The new Wonder of the World, to be built in Rotterdam, will be an inspiration for a sustainable and circular future
With the hope of creating large-scale societal change through art and architecture, the Shift International Architecture Competition was announced last year, calling for a new ‘Wonder of the World’ to be made.
The competition, launched in January 2025 by social enterprise Shift, saw 80 submitted proposals, of which the winning concept will become the new Shift Landmark in Rotterdam’s Waterkant, a major upcoming high-density, mixed-use neighbourhood. It will be the first of six such landmarks, one per continent—a modern-day structure that will inspire a more sustainable and circular future.
As of now, a shortlist of five has been unveiled, with designs from Ecosistema Urbano, Heatherwick Studio, Mecanoo, MVRDV, and Office for Political Innovation.
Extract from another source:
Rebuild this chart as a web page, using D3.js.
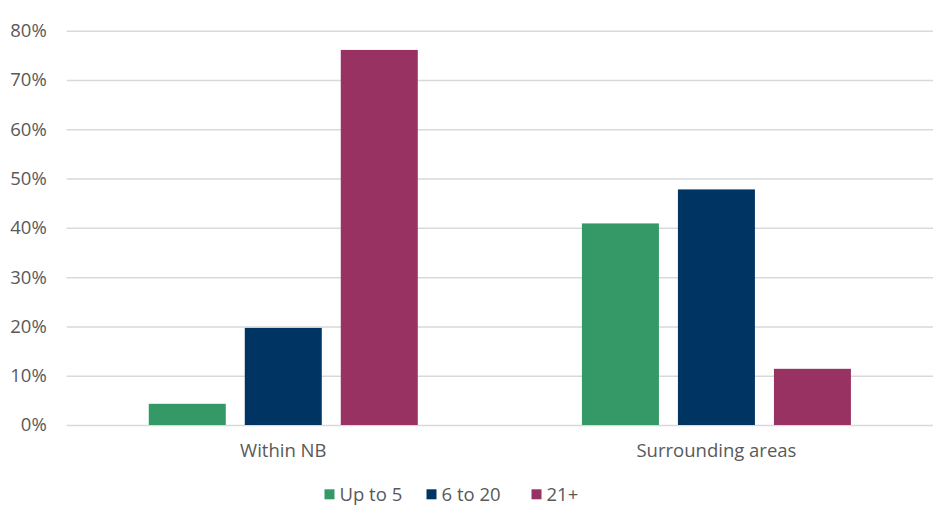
<!DOCTYPE html>
<html><head><meta charset="utf-8">
<script src="https://cdn.jsdelivr.net/npm/d3@7"></script>
<style>
html,body{margin:0;padding:0;background:#fff;}
text{font-family:"Open Sans",sans-serif;}
</style></head>
<body><svg id="chart" width="942" height="521"></svg>
<script>
const categories = ["Within NB", "Surrounding areas"];
const seriesNames = ["Up to 5", "6 to 20", "21+"];
const upTo5 = [0.043, 0.409];
const sixTo20 = [0.197, 0.478];
const over21 = [0.761, 0.114];
const yTicks = [0, 0.1, 0.2, 0.3, 0.4, 0.5, 0.6, 0.7, 0.8];
const colors = ["#349966", "#003462", "#983263"];

const seriesValues = [upTo5, sixTo20, over21];
const svg = d3.select("#chart");
const mLeft = 66.7, mRight = 933, mTop = 30.7, mBottom = 425;
const fontSize = "18.5px";

const x0 = d3.scaleBand().domain(categories).range([mLeft, mRight]).paddingInner(0).paddingOuter(0);
const y = d3.scaleLinear().domain([0, 0.8]).range([mBottom, mTop]);
const groupW = 96*2 + 77;
const x1 = d3.scaleBand().domain(seriesNames).range([0, groupW]).paddingInner(19/96).paddingOuter(0);

// gridlines
const yAxis = d3.axisLeft(y).tickValues(yTicks).tickFormat(d3.format(".0%")).tickSize(-(mRight-mLeft)).tickPadding(20);
const gy = svg.append("g").attr("transform", `translate(${mLeft},0)`).call(yAxis);
gy.select(".domain").remove();
gy.selectAll(".tick line").attr("stroke", "#d9d9d9").attr("stroke-width", 1.5);
gy.selectAll(".tick text").attr("fill", "#595959").style("font-size", fontSize).attr("font-family", "Open Sans").attr("x", -20);

// bars
categories.forEach((c, ci) => {
  const g = svg.append("g").attr("transform", `translate(${x0(c) + (x0.bandwidth()-groupW)/2},0)`);
  seriesNames.forEach((s, si) => {
    const v = seriesValues[si][ci];
    g.append("rect")
      .attr("x", x1(s)).attr("width", x1.bandwidth())
      .attr("y", y(v)).attr("height", y(0) - y(v))
      .attr("fill", colors[si]);
  });
});

// x axis labels
const xAxis = d3.axisBottom(x0).tickSize(0).tickPadding(18.5);
const gx = svg.append("g").attr("transform", `translate(0,${mBottom})`).call(xAxis);
gx.select(".domain").remove();
gx.selectAll(".tick text").attr("fill", "#595959").style("font-size", fontSize).attr("font-family", "Open Sans");

// legend
const legendX = [324.5, 426.5, 531.5];
const leg = svg.append("g");
seriesNames.forEach((s, i) => {
  leg.append("rect").attr("x", legendX[i]).attr("y", 489.3).attr("width", 10).attr("height", 10).attr("fill", colors[i]);
  leg.append("text").attr("x", legendX[i] + 15).attr("y", 500.5).text(s)
    .attr("fill", "#595959").style("font-size", fontSize);
});
</script></body></html>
Each concept has been planned at 25,000 to 30,000 square metres, including a 10,000-square-metre immersive experience, hotel, conference centre and food court. The goal is to unite biodiversity with the local community and day-to-day.
The winner will be announced this spring 2026.

A Living Landmark
Architect: Ecosistema Urbano
“Conceived as a regenerative living system, the building operates as a dynamic social organism that integrates public space, ecological performance, and civic life—actively fostering biodiversity and strengthening connections between local communities and wider ecological networks.”

Rotterdam Rocks
Architect: MVRDV
“Rotterdam ROCKS! is a stacked landscape of living rocks that turns architecture into a regenerative, urban ecosystem and a new landmark for the city: rocks that breathe. Strengthening Rotterdam’s experimental character, it demonstrates that buildings of tomorrow can merge nature and public life.”

Planetary Landmark for the Climate Age
Architect: Office for Political Innovation
“Climate Section proposes a new kind of landmark for the Climate Age: not a monument, but a working section through the world as it is becoming—a place where climate is sensed, understood, and actively reshaped, together.”

The House of Shift
Architect: Mecanoo
“An inspiring icon for sustainability that places bold upcycling, carbon storage, energy neutrality, and ecological integration at its core. Integrating spaces for imagination, exploration, action, play, and joy.”

Urban Reef
Architect: Heatherwick Studio
“A new building for Rotterdam, built from six layers of activity that support one another like a reef‑inspired ecosystem. Influenced by natural flows of movement, these layers offer spaces that bring people together, build climate awareness and show how a building can encourage lighter, more sustainable ways of living together.”